Restaurant information
- Established: 1989
- Closed: 2011
- Head chef: Kevin Hickey
- Location: 120 East Delaware Place, Chicago, Illinois, United States

= Seasons (restaurant) =

Defunct restaurant in Chicago, Illinois, U.S.

Seasons was a restaurant in the Four Seasons Hotel Chicago in Chicago, Illinois. It operated from 1989 to 2011 and held one Michelin star in the 2011 and 2012 editions of the Michelin Guide Chicago.

==History==

The restaurant was part of the Four Seasons Hotel Chicago, which opened in 1989. In 2002, Phil Vettel reported that executive chef Mark Baker was leaving Seasons at the end of June, after 23 years working at Four Seasons properties in Vancouver, Washington, D.C., Boston and Chicago.
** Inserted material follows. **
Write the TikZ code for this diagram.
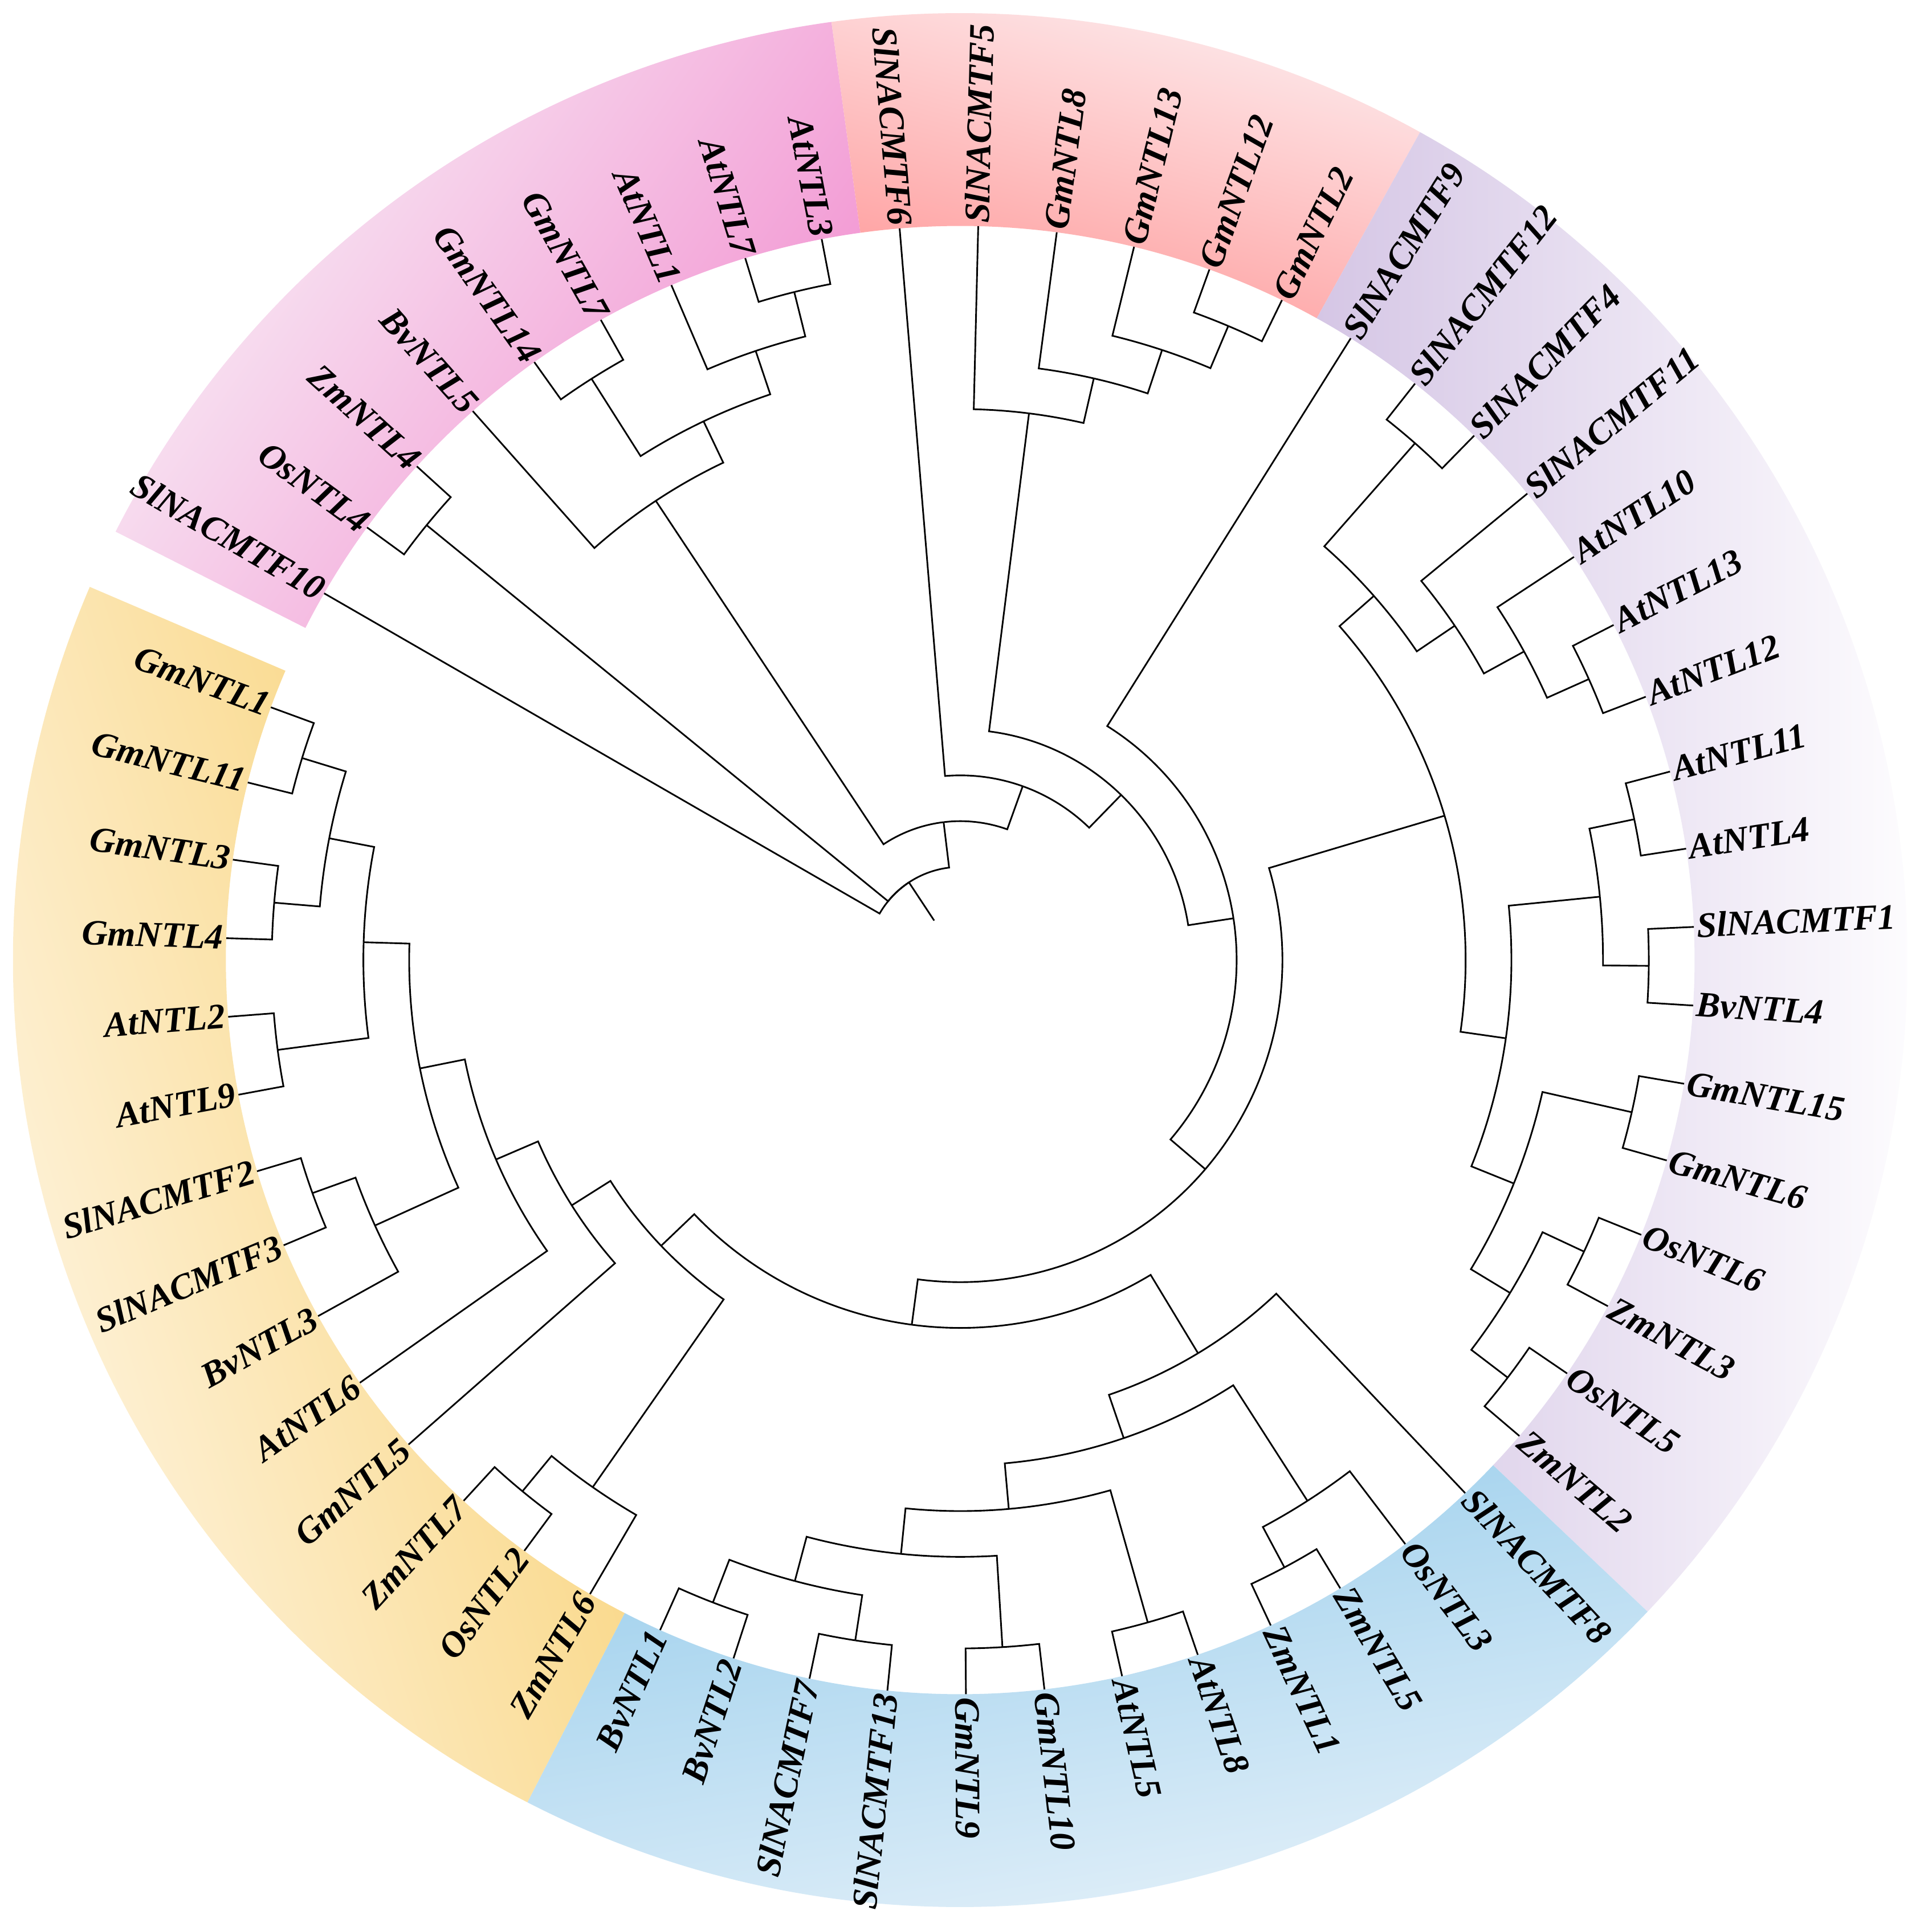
\documentclass[tikz,border=0pt]{standalone}
\usepackage{fontspec}
\setmainfont{Liberation Serif}
\definecolor{pinkS}{HTML}{F290D0}
\definecolor{pinkL}{HTML}{F8F0F7}
\definecolor{redS}{HTML}{FF9C9C}
\definecolor{redL}{HTML}{FDEEF0}
\definecolor{purS}{HTML}{D5C6E5}
\definecolor{purL}{HTML}{FDFCFE}
\definecolor{bluS}{HTML}{9ACEEC}
\definecolor{bluL}{HTML}{EEF5FB}
\definecolor{yelS}{HTML}{F8D070}
\definecolor{yelL}{HTML}{FFFAF2}
\makeatletter
\newcommand\tnode[3]{\expandafter\def\csname na@#1\endcsname{#2}\expandafter\def\csname nh@#1\endcsname{#3}\coordinate (#1) at (#2:{1288.5-80.36*#3});}
\newcommand\leafR[2]{\tnode{#1}{#2}{0}\node[leaflabel,anchor=west,rotate=#2] (lab#1) at (#2:1294) {#1};}
\newcommand\leafL[2]{\tnode{#1}{#2}{0}\node[leaflabel,anchor=east,rotate={#2+180}] (lab#1) at (#2:1294) {#1};}
\newcommand\tedge[2]{\draw[branchline] (#1) arc[start angle=\csname na@#1\endcsname, end angle=\csname na@#2\endcsname, radius={1288.5-80.36*\csname nh@#1\endcsname}] -- (#2);}
\newcommand\kids[2]{\foreach \kid in {#2}{\tedge{#1}{\kid}}}
\newcommand\band[3]{\shade[#3] (#1:1288.5) arc[start angle=#1,end angle=#2,radius=1288.5] -- (#2:1662) arc[start angle=#2,end angle=#1,radius=1662] -- cycle;}
\makeatother
\begin{document}
\begin{tikzpicture}[x=0.01cm,y=0.01cm,
  branchline/.style={line width=0.82pt,line join=miter,black},
  leaflabel/.style={font=\fontsize{17.85pt}{20pt}\selectfont\bfseries\itshape,inner sep=0pt,outer sep=0pt,text height=10.7pt,text depth=0pt}]
\fill[white] (-1685,-1697) rectangle (1705,1685);
\useasboundingbox (-1685,-1697) rectangle (1705,1685);
% colour bands
\band{97.82}{153.1}{top color=pinkL,bottom color=pinkS,shading angle=55}
\band{60.96}{97.82}{top color=redL,bottom color=redS,shading angle=-15}
\band{-43.48}{60.96}{left color=purS,right color=purL}
\band{-117.2}{-43.48}{top color=bluS,bottom color=bluL,shading angle=10}
\band{-203.21}{-117.2}{top color=yelS,bottom color=yelL,shading angle=-72.5}
% leaves
\leafL{SlNACMTF10}{150.03}
\leafL{OsNTL4}{143.89}
\leafL{ZmNTL4}{137.74}
\leafL{BvNTL5}{131.60}
\leafL{GmNTL14}{125.46}
\leafL{GmNTL7}{119.31}
\leafL{AtNTL1}{113.17}
\leafL{AtNTL7}{107.03}
\leafL{AtNTL3}{100.88}
\leafL{SlNACMTF6}{94.74}
\leafR{SlNACMTF5}{88.60}
\leafR{GmNTL8}{82.45}
\leafR{GmNTL13}{76.31}
\leafR{GmNTL12}{70.17}
\leafR{GmNTL2}{64.02}
\leafR{SlNACMTF9}{57.88}
\leafR{SlNACMTF12}{51.74}
\leafR{SlNACMTF4}{45.59}
\leafR{SlNACMTF11}{39.45}
\leafR{AtNTL10}{33.31}
\leafR{AtNTL13}{27.16}
\leafR{AtNTL12}{21.02}
\leafR{AtNTL11}{14.88}
\leafR{AtNTL4}{8.73}
\leafR{SlNACMTF1}{2.59}
\leafR{BvNTL4}{-3.55}
\leafR{GmNTL15}{-9.70}
\leafR{GmNTL6}{-15.84}
\leafR{OsNTL6}{-21.98}
\leafR{ZmNTL3}{-28.13}
\leafR{OsNTL5}{-34.27}
\leafR{ZmNTL2}{-40.41}
\leafR{SlNACMTF8}{-46.56}
\leafR{OsNTL3}{-52.70}
\leafR{ZmNTL5}{-58.84}
\leafR{ZmNTL1}{-64.99}
\leafR{AtNTL8}{-71.13}
\leafR{AtNTL5}{-77.27}
\leafR{GmNTL10}{-83.42}
\leafR{GmNTL9}{-89.56}
\leafL{SlNACMTF13}{-95.70}
\leafL{SlNACMTF7}{-101.85}
\leafL{BvNTL2}{-107.99}
\leafL{BvNTL1}{-114.13}
\leafL{ZmNTL6}{-120.28}
\leafL{OsNTL2}{-126.42}
\leafL{ZmNTL7}{-132.56}
\leafL{GmNTL5}{-138.71}
\leafL{AtNTL6}{-144.85}
\leafL{BvNTL3}{-150.99}
\leafL{SlNACMTF3}{-157.14}
\leafL{SlNACMTF2}{-163.28}
\leafL{AtNTL9}{-169.43}
\leafL{AtNTL2}{-175.57}
\leafL{GmNTL4}{-181.71}
\leafL{GmNTL3}{-187.86}
\leafL{GmNTL11}{-194.00}
\leafL{GmNTL1}{-200.14}
% internal nodes
\tnode{nP1}{140.815}{1}
\tnode{nZa}{122.385}{1}
\tnode{nZb}{103.955}{1}
\tnode{nZc}{108.5625}{2}
\tnode{nZtwo}{115.474}{3}
\tnode{nZ}{123.537}{4}
\tnode{nRa}{67.095}{1}
\tnode{nRb}{71.7025}{2}
\tnode{nRc}{77.076}{3}
\tnode{nRC}{82.838}{4}
\tnode{nI}{48.665}{1}
\tnode{nL}{24.09}{1}
\tnode{nK}{28.70}{2}
\tnode{nJ}{34.075}{3}
\tnode{nH}{41.37}{4}
\tnode{nO}{11.805}{1}
\tnode{nP}{-0.48}{1}
\tnode{nN}{5.6625}{2}
\tnode{nR}{-12.77}{1}
\tnode{nQ}{-25.055}{1}
\tnode{nU}{-37.34}{1}
\tnode{nT}{-31.1975}{2}
\tnode{nS}{-21.984}{3}
\tnode{nM}{-8.161}{4}
\tnode{nG}{16.605}{5}
\tnode{nFj}{-111.06}{1}
\tnode{nFk}{-98.775}{1}
\tnode{nFh}{-104.9175}{2}
\tnode{nFi}{-86.49}{1}
\tnode{nFf}{-95.704}{3}
\tnode{nFg}{-74.20}{1}
\tnode{nFc}{-84.952}{4}
\tnode{nFe}{-61.915}{1}
\tnode{nFd}{-57.3075}{2}
\tnode{nFb}{-71.13}{5}
\tnode{nFa}{-58.845}{6}
\tnode{nX}{-129.49}{1}
\tnode{nW}{-124.885}{2}
\tnode{nYh}{-197.07}{1}
\tnode{nYi}{-184.785}{1}
\tnode{nYf}{-190.9275}{2}
\tnode{nYg}{-172.50}{1}
\tnode{nYd}{-181.714}{3}
\tnode{nYj}{-160.21}{1}
\tnode{nYe}{-155.60}{2}
\tnode{nYc}{-168.657}{4}
\tnode{nYb}{-156.754}{5}
\tnode{nY}{-147.732}{6}
\tnode{nV}{-136.3085}{7}
\tnode{nF}{-97.577}{8}
\tnode{nE}{-40.486}{9}
\tnode{nD}{8.697}{10}
\tnode{nC}{45.7675}{11}
\tnode{nB}{70.254}{12}
\tnode{nA}{96.8955}{13}
\tnode{nRoot}{123.46}{14}
\coordinate (nStub) at (123.46:83.1);
% branches
\draw[branchline] (nRoot) -- (nStub);
\kids{nRoot}{SlNACMTF10,nP1,nA}
\kids{nP1}{OsNTL4,ZmNTL4}
\kids{nA}{nZ,nB}
\kids{nZ}{BvNTL5,nZtwo}
\kids{nZtwo}{nZa,nZc}
\kids{nZa}{GmNTL14,GmNTL7}
\kids{nZc}{AtNTL1,nZb}
\kids{nZb}{AtNTL7,AtNTL3}
\kids{nB}{SlNACMTF6,nC}
\kids{nC}{nRC,nD}
\kids{nRC}{SlNACMTF5,nRc}
\kids{nRc}{GmNTL8,nRb}
\kids{nRb}{GmNTL13,nRa}
\kids{nRa}{GmNTL12,GmNTL2}
\kids{nD}{SlNACMTF9,nE}
\kids{nE}{nG,nF}
\kids{nG}{nH,nM}
\kids{nH}{nI,nJ}
\kids{nI}{SlNACMTF12,SlNACMTF4}
\kids{nJ}{SlNACMTF11,nK}
\kids{nK}{AtNTL10,nL}
\kids{nL}{AtNTL13,AtNTL12}
\kids{nM}{nN,nS}
\kids{nN}{nO,nP}
\kids{nO}{AtNTL11,AtNTL4}
\kids{nP}{SlNACMTF1,BvNTL4}
\kids{nS}{nR,nT}
\kids{nR}{GmNTL15,GmNTL6}
\kids{nT}{nQ,nU}
\kids{nQ}{OsNTL6,ZmNTL3}
\kids{nU}{OsNTL5,ZmNTL2}
\kids{nF}{nFa,nV}
\kids{nFa}{SlNACMTF8,nFb}
\kids{nFb}{nFd,nFc}
\kids{nFd}{OsNTL3,nFe}
\kids{nFe}{ZmNTL5,ZmNTL1}
\kids{nFc}{nFg,nFf}
\kids{nFg}{AtNTL8,AtNTL5}
\kids{nFf}{nFi,nFh}
\kids{nFi}{GmNTL10,GmNTL9}
\kids{nFh}{nFk,nFj}
\kids{nFk}{SlNACMTF13,SlNACMTF7}
\kids{nFj}{BvNTL2,BvNTL1}
\kids{nV}{nW,nY}
\kids{nW}{ZmNTL6,nX}
\kids{nX}{OsNTL2,ZmNTL7}
\kids{nY}{GmNTL5,nYb}
\kids{nYb}{AtNTL6,nYc}
\kids{nYc}{nYe,nYd}
\kids{nYe}{BvNTL3,nYj}
\kids{nYj}{SlNACMTF3,SlNACMTF2}
\kids{nYd}{nYg,nYf}
\kids{nYg}{AtNTL9,AtNTL2}
\kids{nYf}{nYi,nYh}
\kids{nYi}{GmNTL4,GmNTL3}
\kids{nYh}{GmNTL11,GmNTL1}
\end{tikzpicture}
\end{document}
Seasons received one star in the inaugural 2011 Michelin Guide Chicago. It retained the star for the 2012 guide. Kevin Hickey was executive chef during the restaurant's final period.

In November 2011, the hotel announced that Seasons would close after its New Year's Eve service. The restaurant's dining room was to become a junior ballroom and private-event space; a more casual successor restaurant was planned for part of the former space. Chicago reported that Hickey would remain with the hotel to oversee the then-unnamed successor's menu. The successor, Allium, opened in February 2012.